*YOUR OBJECTIVE*: Print, word for word, every line from the beginning of the listing up to and including the line with "const refMach = [0.825, 0.800];". Pictures are to be excluded.

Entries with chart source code
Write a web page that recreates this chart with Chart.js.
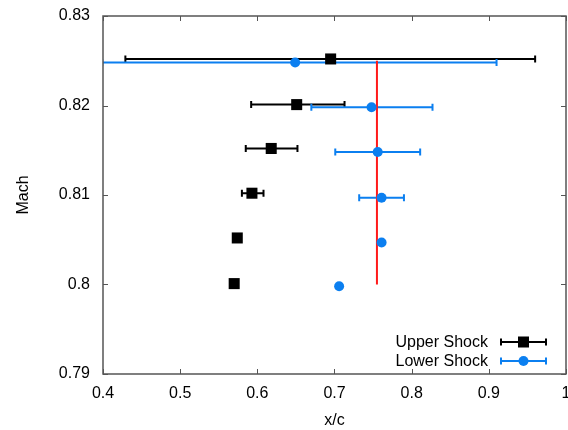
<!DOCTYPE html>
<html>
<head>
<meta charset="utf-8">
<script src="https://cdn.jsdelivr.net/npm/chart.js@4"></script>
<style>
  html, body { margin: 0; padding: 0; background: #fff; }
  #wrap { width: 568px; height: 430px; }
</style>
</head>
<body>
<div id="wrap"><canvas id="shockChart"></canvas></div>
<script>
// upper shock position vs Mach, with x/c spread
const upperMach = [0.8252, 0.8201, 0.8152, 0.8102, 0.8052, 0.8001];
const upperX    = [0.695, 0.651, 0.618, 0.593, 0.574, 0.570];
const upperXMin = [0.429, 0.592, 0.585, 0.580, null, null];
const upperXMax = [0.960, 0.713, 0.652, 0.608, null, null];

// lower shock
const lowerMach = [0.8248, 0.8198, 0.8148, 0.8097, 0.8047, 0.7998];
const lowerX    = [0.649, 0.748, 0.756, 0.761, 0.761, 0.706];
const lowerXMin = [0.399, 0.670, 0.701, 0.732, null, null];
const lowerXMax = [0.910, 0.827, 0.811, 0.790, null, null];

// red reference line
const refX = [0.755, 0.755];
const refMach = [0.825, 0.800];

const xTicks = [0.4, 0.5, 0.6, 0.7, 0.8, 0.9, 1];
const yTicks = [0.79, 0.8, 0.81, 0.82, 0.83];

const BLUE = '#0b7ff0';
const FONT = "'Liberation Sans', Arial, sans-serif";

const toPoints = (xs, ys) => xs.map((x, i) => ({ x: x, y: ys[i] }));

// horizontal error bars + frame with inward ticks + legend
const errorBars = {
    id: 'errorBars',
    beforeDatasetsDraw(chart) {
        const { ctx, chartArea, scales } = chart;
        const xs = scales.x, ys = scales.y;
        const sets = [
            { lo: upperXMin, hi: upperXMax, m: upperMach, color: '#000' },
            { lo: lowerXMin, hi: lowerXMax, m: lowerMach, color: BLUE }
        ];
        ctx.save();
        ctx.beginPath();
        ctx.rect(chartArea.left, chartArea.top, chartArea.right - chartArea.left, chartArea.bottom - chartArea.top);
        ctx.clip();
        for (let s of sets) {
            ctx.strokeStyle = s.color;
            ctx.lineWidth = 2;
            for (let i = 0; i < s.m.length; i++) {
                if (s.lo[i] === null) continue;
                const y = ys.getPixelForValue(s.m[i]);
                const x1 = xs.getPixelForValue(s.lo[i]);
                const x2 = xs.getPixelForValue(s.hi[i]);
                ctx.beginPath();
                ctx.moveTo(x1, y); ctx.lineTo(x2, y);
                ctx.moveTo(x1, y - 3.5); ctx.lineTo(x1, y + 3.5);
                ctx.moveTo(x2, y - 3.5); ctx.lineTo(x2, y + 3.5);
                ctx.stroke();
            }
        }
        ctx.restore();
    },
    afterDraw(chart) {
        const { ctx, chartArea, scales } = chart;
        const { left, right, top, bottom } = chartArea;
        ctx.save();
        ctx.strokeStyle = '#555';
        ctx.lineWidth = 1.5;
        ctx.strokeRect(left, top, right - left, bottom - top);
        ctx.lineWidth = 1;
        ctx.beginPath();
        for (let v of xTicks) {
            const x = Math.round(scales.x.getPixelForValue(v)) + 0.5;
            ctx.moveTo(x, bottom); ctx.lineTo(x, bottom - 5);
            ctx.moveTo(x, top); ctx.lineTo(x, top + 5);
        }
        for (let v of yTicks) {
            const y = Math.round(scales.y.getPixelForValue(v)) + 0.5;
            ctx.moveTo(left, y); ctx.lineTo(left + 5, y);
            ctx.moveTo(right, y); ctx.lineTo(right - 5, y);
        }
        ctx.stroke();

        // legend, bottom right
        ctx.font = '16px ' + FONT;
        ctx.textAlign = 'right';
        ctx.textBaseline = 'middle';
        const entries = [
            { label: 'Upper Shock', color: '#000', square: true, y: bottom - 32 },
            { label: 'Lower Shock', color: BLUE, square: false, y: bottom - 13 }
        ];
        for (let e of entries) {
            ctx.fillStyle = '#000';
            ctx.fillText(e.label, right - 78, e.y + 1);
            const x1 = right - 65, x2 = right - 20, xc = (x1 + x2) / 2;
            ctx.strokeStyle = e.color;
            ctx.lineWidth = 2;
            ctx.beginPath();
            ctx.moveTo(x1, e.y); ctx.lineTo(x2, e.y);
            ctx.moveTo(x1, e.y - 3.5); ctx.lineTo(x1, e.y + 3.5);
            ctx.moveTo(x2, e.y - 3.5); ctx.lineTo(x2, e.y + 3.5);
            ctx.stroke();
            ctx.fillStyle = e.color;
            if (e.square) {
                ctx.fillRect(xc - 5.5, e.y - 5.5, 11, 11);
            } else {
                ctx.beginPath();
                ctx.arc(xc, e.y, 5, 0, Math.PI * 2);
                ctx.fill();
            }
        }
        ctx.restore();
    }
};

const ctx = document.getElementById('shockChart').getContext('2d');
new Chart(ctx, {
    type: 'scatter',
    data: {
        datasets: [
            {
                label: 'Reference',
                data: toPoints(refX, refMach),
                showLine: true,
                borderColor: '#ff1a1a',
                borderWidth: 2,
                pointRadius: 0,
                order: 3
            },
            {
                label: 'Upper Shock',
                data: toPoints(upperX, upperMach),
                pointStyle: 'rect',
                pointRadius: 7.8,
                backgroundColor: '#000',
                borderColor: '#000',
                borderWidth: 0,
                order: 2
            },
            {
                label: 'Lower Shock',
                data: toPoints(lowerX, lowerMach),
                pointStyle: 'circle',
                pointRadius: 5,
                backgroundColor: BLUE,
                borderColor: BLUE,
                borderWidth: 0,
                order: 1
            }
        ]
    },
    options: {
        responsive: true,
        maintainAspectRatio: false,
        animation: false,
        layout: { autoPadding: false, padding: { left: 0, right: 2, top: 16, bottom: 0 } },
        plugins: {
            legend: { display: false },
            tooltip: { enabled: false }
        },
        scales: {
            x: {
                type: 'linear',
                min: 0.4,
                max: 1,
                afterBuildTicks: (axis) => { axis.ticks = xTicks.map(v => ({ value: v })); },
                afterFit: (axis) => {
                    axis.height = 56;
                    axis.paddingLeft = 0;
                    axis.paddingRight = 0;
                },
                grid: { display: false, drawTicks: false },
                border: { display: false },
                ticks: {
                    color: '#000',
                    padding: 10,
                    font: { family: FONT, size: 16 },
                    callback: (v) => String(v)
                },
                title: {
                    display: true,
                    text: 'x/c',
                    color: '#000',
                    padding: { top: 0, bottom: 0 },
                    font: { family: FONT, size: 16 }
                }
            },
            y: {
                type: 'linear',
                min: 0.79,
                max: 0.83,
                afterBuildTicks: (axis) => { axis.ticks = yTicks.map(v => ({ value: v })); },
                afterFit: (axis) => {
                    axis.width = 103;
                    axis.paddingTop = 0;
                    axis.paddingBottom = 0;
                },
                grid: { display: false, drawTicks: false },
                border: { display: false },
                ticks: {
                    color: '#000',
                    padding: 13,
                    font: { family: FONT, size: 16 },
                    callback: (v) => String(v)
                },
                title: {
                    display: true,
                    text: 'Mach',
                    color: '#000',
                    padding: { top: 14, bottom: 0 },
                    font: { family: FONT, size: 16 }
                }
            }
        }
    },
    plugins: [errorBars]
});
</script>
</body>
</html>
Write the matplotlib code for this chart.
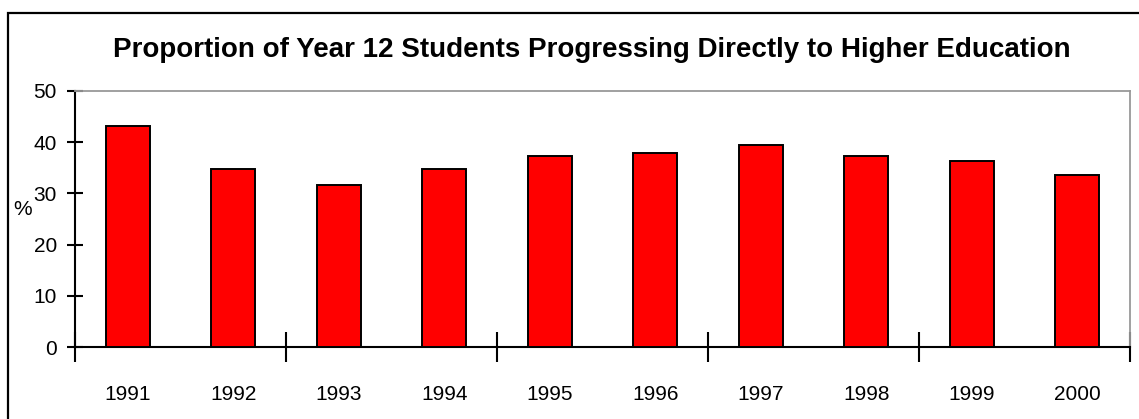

*TASK OUTPUT*:
Write a web page that recreates this chart with Chart.js.
<!DOCTYPE html>
<html>
<head>
<meta charset="utf-8">
<script src="https://cdn.jsdelivr.net/npm/chart.js@4"></script>
<style>
  html, body { margin: 0; padding: 0; background: #fff; }
  #wrap { width: 568px; height: 430px; }
</style>
</head>
<body>
<div id="wrap"><canvas id="shockChart"></canvas></div>
<script>
// upper shock position vs Mach, with x/c spread
const upperMach = [0.8252, 0.8201, 0.8152, 0.8102, 0.8052, 0.8001];
const upperX    = [0.695, 0.651, 0.618, 0.593, 0.574, 0.570];
const upperXMin = [0.429, 0.592, 0.585, 0.580, null, null];
const upperXMax = [0.960, 0.713, 0.652, 0.608, null, null];

// lower shock
const lowerMach = [0.8248, 0.8198, 0.8148, 0.8097, 0.8047, 0.7998];
const lowerX    = [0.649, 0.748, 0.756, 0.761, 0.761, 0.706];
const lowerXMin = [0.399, 0.670, 0.701, 0.732, null, null];
const lowerXMax = [0.910, 0.827, 0.811, 0.790, null, null];

// red reference line
const refX = [0.755, 0.755];
const refMach = [0.825, 0.800];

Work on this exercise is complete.